Geoff Russell, August 2014

Dear ABC,

Can anybody imagine ABC’s Alan Kohler without his graphs?

Can anybody imagine him leaving the units of measurements off his axes? Instead of ‘$’s, ‘percent’s or something similarly meaningful, what if he started labelling his X or Y axis as ‘wiggles’ or ‘puds’. I’d reckon the ABC would get more than a few complaints.

So why can Catalyst’s Mark Horstman cite radiation units, which are about as meaningful as ‘wiggles’ to most of the population, without explaining what they mean? Isn’t explaining stuff what science communication is all about?

Horstman recently presented a Radiation fallout Catalyst story about the long term radiation impacts of the 2011 Fukushima nuclear meltdowns. He opens with a statment about forest areas having a radiation count of 7 micro Sieverts per hour (uSv/hr).

Horstman could have explained what 7 uSv/hr means. I’m sure he knows. But the closest we got to any kind of information about this level was his claim that 5 uSv/hr was “50 times the maximum dose rate considered safe for the general public”. Without information about how risk changes as the dose changes, this is vacuous at best and misleading at worst. Taking a teaspoon of wine a day may be safe, but what about half a glass a day? That’s 50 times more than a teaspoon, but does it matter? Does raising a safe dose by 50 times make it low risk, high risk, deadly, or perhaps even make it beneficial? Maybe 50 times safe is still just safe.

And Horstman didn’t even get the numbers right. Let’s go through it slowly. Horstman could have got the Catalyst graphics team to do a nice little image. I’ll rely on words.
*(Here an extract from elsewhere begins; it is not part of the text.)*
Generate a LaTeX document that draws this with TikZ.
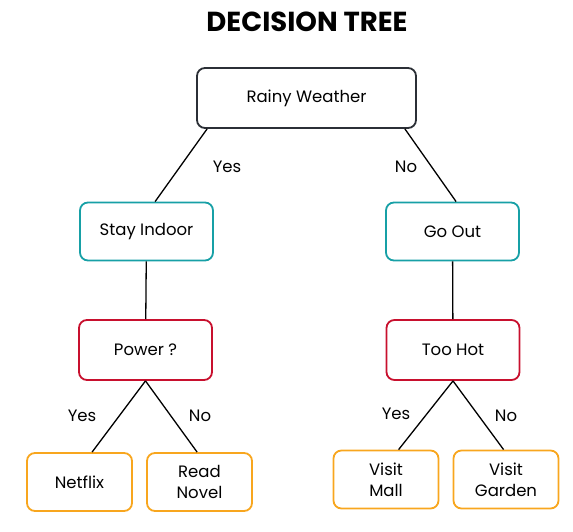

First, let’s convert the hourly rate to an annual rate so we can compare it to normal background radiation, which averages about 2.4 milli Sieverts per year (mSv/year). Background radiation varies from place to place but usually ranges from 1 mSv/year to around 7 mSv/year. If you were to lay on one of Brazil’s black monazite beaches 24×7, you could get a hefty 800 mSv/year. So 5 micro Sieverts per hour (uSv/hour) is 5 x 24 x 365 = 43800 uSv/year and since there are 1000 micro Sieverts per milli Sievert, this is 43.8 mSv/year. Divide this by the global average background level of 2.4 mSv/year and you get 18.25. So 5 uSv/hour is 18 times the global average background radiation level. Is Horstman telling us that the global average background level is dangerous? If he is, he’s simply wrong. How wrong? The background level of radiation in Finland is 7 mSv/year, much higher than in the UK where it’s below 2 mSv/year, but the cancer rate in Finland is actually a little lower than the cancer rate in the UK. So it seems reasonable to regard the Finnish background radiation rate as safe. Then since 5 uSv/hour is about 6 times higher than the Finnish background rate, I’d say it’s only 6 times higher than a safe rate.

But Horstman’s arithmetic mistakes are a minor matter. Whether it’s 6 times or 50 times greater than something that’s safe doesn’t tell us anything at all about how safe it is.

Is there any evidence that a level of radiation 18 times the global average is dangerous? Not that I know of. But there is certainly quite good evidence that it is harmless.